A scoop of Pistachio and a scoop of Mia Mix is the order at Mio Gelato when the goal is to understand the case. Pistachio is the benchmark — a clean, nut-forward gelato that holds its texture and reads as Italian on the first taste. Mia Mix is the shop's own signature, the move that keeps the lineup tied to this Ontario Street counter rather than to any other dessert stop in town. Both come from a case made on site by a downtown Kingston shop that has held its address since 2010. The room is small, the price range modest, and the visit is built around sampling before choosing.
The case runs deep. Twenty-seven gelato flavours, ten sorbettos, and four frozen yogurts share the freezer at any given visit, and rotation is built into the program — the posted lineup is the current truth, not a permanent list. The gelato side reaches past the safe order: Amaretto and Bacio for hazelnut and chocolate-hazelnut; Stracciatella, Tiramisu, and Dulce de Leche for the dessert-leaning crowd; Chocolate Peanut Butter and Salty Peanut for the indulgent end of the case. Frozen yogurt — Tart, Strawberry, Blueberry, and Lemon Greek — covers the lighter request, with a tang that reads cleanly against the richer gelato side. The sorbetto lineup is treated as a real route, not a token substitute. Raspberry, Mango, Mojito, Black Currant, Passionfruit, and Chocolate Pudding give a dairy-free table a full traverse rather than a single defensible scoop. Gelato cakes are a planning move — fixed sizes, custom flavour pairings, gluten-free options available by request, seventy-two hours of notice required by phone.
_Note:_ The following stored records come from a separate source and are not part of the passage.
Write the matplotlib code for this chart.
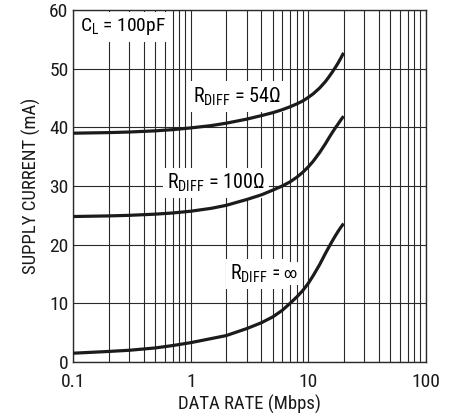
import matplotlib
matplotlib.use("Agg")
import matplotlib.pyplot as plt
from matplotlib import font_manager
from matplotlib.ticker import FixedLocator, NullFormatter

# pick a narrow sans if one is installed, else plain Liberation Sans
installed = {f.name: f.stretch for f in font_manager.fontManager.ttflist}
face = 'Liberation Sans'
stretch = 'normal'
for name in ['Liberation Sans Narrow', 'Arial Narrow', 'Nimbus Sans Narrow', 'Roboto Condensed',
             'Open Sans Condensed', 'DejaVu Sans Condensed']:
    if name in installed:
        face = name
        break
else:
    for f in font_manager.fontManager.ttflist:
        if f.name in ('Liberation Sans', 'DejaVu Sans', 'Open Sans', 'Noto Sans') and \
                str(f.stretch) in ('condensed', 'semi-condensed', '75', '87.5'):
            face, stretch = f.name, f.stretch
            break

plt.rcParams['font.family'] = [face, 'DejaVu Sans']
plt.rcParams['font.stretch'] = stretch
plt.rcParams['mathtext.fontset'] = 'custom'
plt.rcParams['mathtext.rm'] = face

# data rate (Mbps) and supply current (mA)
rate = [0.1, 0.2, 0.3, 0.5, 0.7, 1, 1.5, 2, 3, 4, 5, 6, 7, 8, 9, 10, 11, 12.5, 14, 15, 16, 17, 18, 19, 20]
i_54 = [39.0, 39.1, 39.2, 39.4, 39.6, 39.9, 40.3, 40.7, 41.4, 42.0, 42.5, 43.0, 43.5, 44.0, 44.5,
        45.1, 45.7, 46.7, 47.8, 48.6, 49.4, 50.2, 51.0, 51.85, 52.7]
i_100 = [24.8, 24.9, 25.0, 25.2, 25.4, 25.7, 26.2, 26.7, 27.7, 28.5, 29.3, 30.0, 30.7, 31.5, 32.35,
         33.25, 34.2, 35.7, 37.2, 38.2, 39.1, 39.9, 40.6, 41.3, 41.9]
i_inf = [1.5, 1.8, 2.0, 2.4, 2.8, 3.3, 4.0, 4.5, 5.7, 6.7, 7.7, 8.8, 10.0, 11.1, 12.2,
         13.4, 14.7, 16.6, 18.5, 19.6, 20.6, 21.5, 22.3, 23.0, 23.6]

x_ticks = [0.1, 1, 10, 100]
x_labels = ['0.1', '1', '10', '100']
y_ticks = [0, 10, 20, 30, 40, 50, 60]

fig = plt.figure(figsize=(4.56, 4.16), dpi=100)
ax = fig.add_axes([0.1607, 0.1298, 0.7729, 0.8462])

ax.set_xscale('log')
ax.set_xlim(0.1, 100)
ax.set_ylim(0, 60)

minor = [m * d for d in (0.1, 1, 10) for m in range(2, 10)]
ax.xaxis.set_major_locator(FixedLocator(x_ticks))
ax.xaxis.set_minor_locator(FixedLocator(minor))
ax.xaxis.set_minor_formatter(NullFormatter())
ax.set_xticks(x_ticks)
ax.set_xticklabels(x_labels)
ax.set_yticks(y_ticks)

ax.grid(True, which='both', axis='x', color='#2a2a2a', lw=0.8)
ax.grid(True, which='major', axis='y', color='#2a2a2a', lw=0.8)
ax.tick_params(which='both', length=0, labelsize=14, colors='#1a1a1a')
ax.tick_params(axis='x', pad=8)
ax.tick_params(axis='y', pad=3.5)
for s in ax.spines.values():
    s.set_color('#2a2a2a')
    s.set_linewidth(1.0)

for y in (i_54, i_100, i_inf):
    ax.plot(rate, y, color='#1e1a1a', lw=2.3, zorder=5, solid_capstyle='butt')

box = dict(facecolor='white', edgecolor='none', pad=3)
ax.text(0.114, 57.1, r'C$_\mathregular{L}$ = 100pF', fontsize=14, ha='left', va='center', bbox=box, zorder=4)
ax.text(1.04, 45.2, r'R$_\mathregular{DIFF}$ = 54Ω', fontsize=14.5, ha='left', va='center', bbox=box, zorder=4)
ax.text(0.627, 30.5, r'R$_\mathregular{DIFF}$ = 100Ω', fontsize=14.5, ha='left', va='center', bbox=box, zorder=4)
t_inf = ax.text(2.16, 15.0, r'R$_\mathregular{DIFF}$ = ', fontsize=14.5, ha='left', va='center',
                bbox=box, zorder=4)
ax.annotate('∞', xy=(1, 0.52), xycoords=t_inf, fontsize=11, ha='left', va='center',
            bbox=box, zorder=4)

ax.set_xlabel('DATA RATE (Mbps)', fontsize=13.5, color='#1a1a1a', labelpad=3)
ax.set_ylabel('SUPPLY CURRENT (mA)', fontsize=13.5, color='#1a1a1a', labelpad=6)

fig.savefig('out.png', dpi=100)
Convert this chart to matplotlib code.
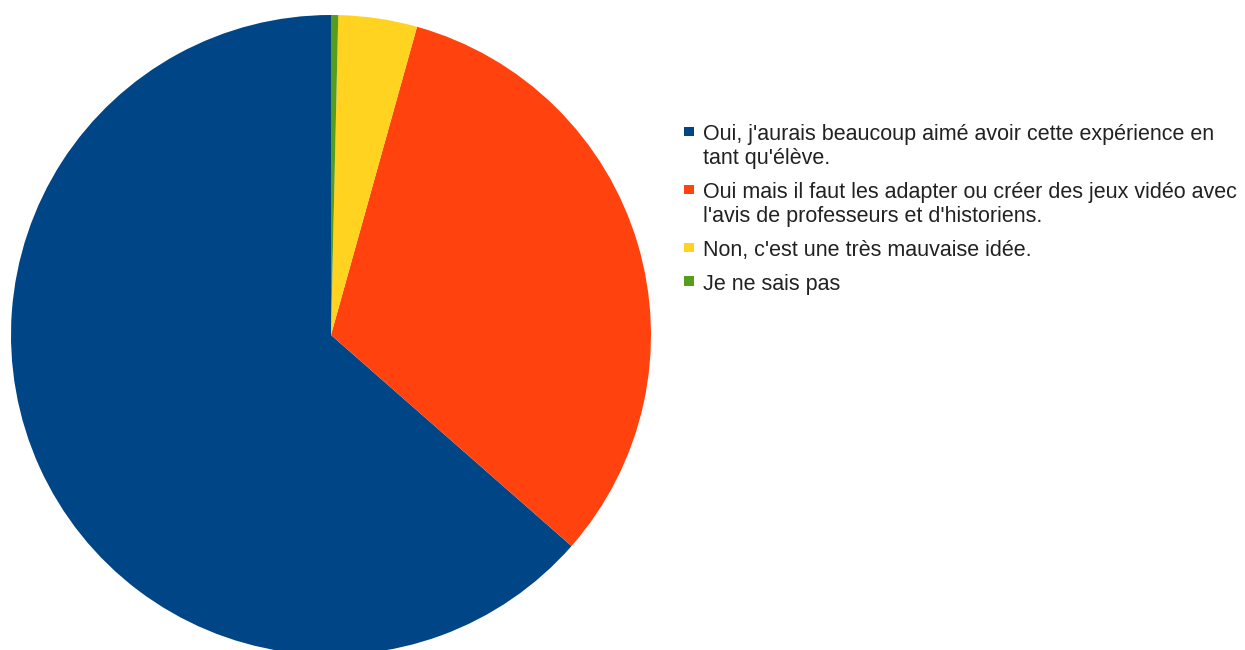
import matplotlib.pyplot as plt
from matplotlib.patches import Rectangle

# survey answers (counts)
labels = [
    "Oui, j'aurais beaucoup aimé avoir cette expérience en\ntant qu'élève.",
    "Oui mais il faut les adapter ou créer des jeux vidéo avec\nl'avis de professeurs et d'historiens.",
    "Non, c'est une très mauvaise idée.",
    "Je ne sais pas",
]
counts = [176, 89, 11, 1]
colors = ["#004586", "#ff420e", "#ffd320", "#579d1c"]

plt.rcParams['font.family'] = ['Liberation Sans', 'DejaVu Sans']

W, H = 1245, 650
fig = plt.figure(figsize=(W / 100, H / 100), dpi=100)
# pie centre ~ (331, 335) px, radius ~ 320 px
ax = fig.add_axes([11 / W, -5 / H, 640 / W, 640 / H])
ax.pie(counts, colors=colors, startangle=90, counterclock=True,
       radius=1.0, wedgeprops=dict(linewidth=0))
ax.set_xlim(-1, 1)
ax.set_ylim(-1, 1)
ax.set_aspect('equal')
ax.axis('off')

# legend drawn by hand: marker sits on the first line of each entry
line_h = 24   # px between wrapped lines
gap = 34      # px from last line of one entry to first line of the next
y = 140       # baseline of first line, px from top
for lab, c in zip(labels, colors):
    fig.patches.append(Rectangle((684 / W, 1 - (y - 4) / H), 9.5 / W, 9.5 / H,
                                 transform=fig.transFigure, facecolor=c,
                                 edgecolor='none'))
    lines = lab.split("\n")
    for i, ln in enumerate(lines):
        fig.text(703 / W, 1 - (y + i * line_h) / H, ln, fontsize=15.5,
                 color='#222222', va='baseline', ha='left')
    y += (len(lines) - 1) * line_h + gap

fig.savefig('out.png', dpi=100)
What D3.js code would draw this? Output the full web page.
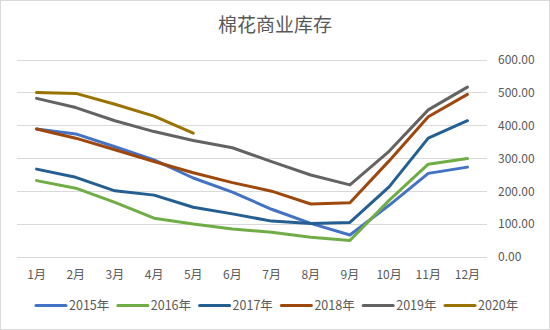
<!DOCTYPE html>
<html><head><meta charset="utf-8">
<script src="https://cdn.jsdelivr.net/npm/d3@7"></script>
<style>html,body{margin:0;padding:0;background:#fff;}svg{display:block;}</style>
</head><body>
<script>
const months = ["1月","2月","3月","4月","5月","6月","7月","8月","9月","10月","11月","12月"];
const seriesNames = ["2015年","2016年","2017年","2018年","2019年","2020年"];
const v2015 = [389,374,335,295,240,197,145,102,67,157,254,273];
const v2016 = [232,209,166,118,100,85,75,60,50,172,282,299];
const v2017 = [267,242,201,188,151,131,109,102,105,213,361,414];
const v2018 = [389,361,326,290,256,226,200,161,165,292,426,494];
const v2019 = [482,454,414,381,354,332,290,249,219,321,447,516];
const v2020 = [500,497,464,428,376];
const yTicks = [0,100,200,300,400,500,600];
const colors = ["#4472C4","#70AD47","#255E91","#9E480E","#636363","#997300"];
const title = "棉花商业库存";

const W=550,H=330;
const svg=d3.select("body").append("svg").attr("width",W).attr("height",H);
svg.append("rect").attr("x",0.5).attr("y",0.5).attr("width",W-1).attr("height",H-1)
  .attr("fill","#fff").attr("stroke","#D9D9D9");

const x=d3.scaleBand().domain(months).range([17,487]);
const y=d3.scaleLinear().domain([0,600]).range([257,59.5]);

svg.append("text").attr("x",275).attr("y",32).attr("text-anchor","middle")
  .attr("font-family","'Noto Sans CJK SC'").attr("font-size",19).attr("fill","#595959").text(title);

// gridlines
svg.append("g").selectAll("line").data(yTicks).join("line")
  .attr("x1",17).attr("x2",487).attr("y1",d=>Math.round(y(d))+0.5).attr("y2",d=>Math.round(y(d))+0.5)
  .attr("stroke","#D9D9D9").attr("stroke-width",1);

// right axis labels
const ya=svg.append("g").attr("transform","translate(487,0)")
  .call(d3.axisRight(y).tickValues(yTicks).tickFormat(d3.format(".2f")).tickSize(0).tickPadding(11));
ya.select(".domain").remove();
ya.selectAll("text").attr("font-family","'Noto Sans CJK SC'").attr("font-size",12).attr("fill","#595959");

// bottom axis labels
const xa=svg.append("g").attr("transform","translate(0,257)")
  .call(d3.axisBottom(x).tickSize(0).tickPadding(13));
xa.select(".domain").remove();
xa.selectAll("text").attr("font-family","'Noto Sans CJK SC'").attr("font-size",12).attr("fill","#595959");

const allSeries=[v2015,v2016,v2017,v2018,v2019,v2020];
const line=d3.line().x((d,i)=>x(months[i])+x.bandwidth()/2).y(d=>y(d));
svg.append("g").selectAll("path").data(allSeries).join("path")
  .attr("d",d=>line(d)).attr("fill","none").attr("stroke",(d,i)=>colors[i])
  .attr("stroke-width",3).attr("stroke-linejoin","round").attr("stroke-linecap","round");

// legend
const lg=svg.append("g").selectAll("g").data(seriesNames).join("g")
  .attr("transform",(d,i)=>`translate(${36+i*81.8},305.5)`);
lg.append("line").attr("x1",0).attr("x2",30).attr("y1",0).attr("y2",0)
  .attr("stroke",(d,i)=>colors[i]).attr("stroke-width",3).attr("stroke-linecap","round");
lg.append("text").attr("x",33).attr("y",0).attr("dy","0.35em")
  .attr("font-family","'Noto Sans CJK SC'").attr("font-size",12.5).attr("fill","#595959").text(d=>d);
</script>
</body></html>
What the case says about the kitchen is that it works in two registers at once. The classics are executed straight; the rotating side stays inventive without drifting into novelty. Sampling is encouraged at the counter, which turns choice into part of the visit rather than a friction point in it — a first-time visitor can taste a flight of three before settling on the cone. Mio is also a participant in Kingston's wider food scene. Fine Balance Brewing built a beer around a Mio raspberry-lemon flavour profile, and seasonal Ontario fruit threads through the case when local strawberries, raspberries, peaches, and pumpkin come into season. Downtown event cart appearances and other small collaborations keep the shop tied to the city it sells into.
Mio is owned by Roz Bechtel and Richard Polk, who have run the shop as a downtown Kingston dessert counter since 2010, with Erin Allen anchoring operations. The address sits in Old Sydenham, a few minutes from City Hall and a short walk from the waterfront — a small storefront easy to miss if a visitor is moving fast down Ontario Street. As demand climbed through the warmer months over more than a decade, production capacity was expanded behind the counter to keep up. The case the customer sees is the front of a small operation that has steadily made room for itself in the same downtown block.
Mio is built to scale from a single cone to a group dessert plan without changing format. A summer weeknight is a quick cup at the counter; a Saturday in July is a longer queue and a take-home pint to save for later; a birthday is a Pistachio-and-Mia Mix cake ordered three days out. Sorbetto handles the dairy-free table; frozen yogurt handles the lighter order; the gelato case handles the indulgent one. In season, the door runs seven days a week — noon on Saturdays and Sundays, one in the afternoon on weekdays, ten-thirty at night for the last scoop. Pistachio and Mia Mix are usually still in the case at last call.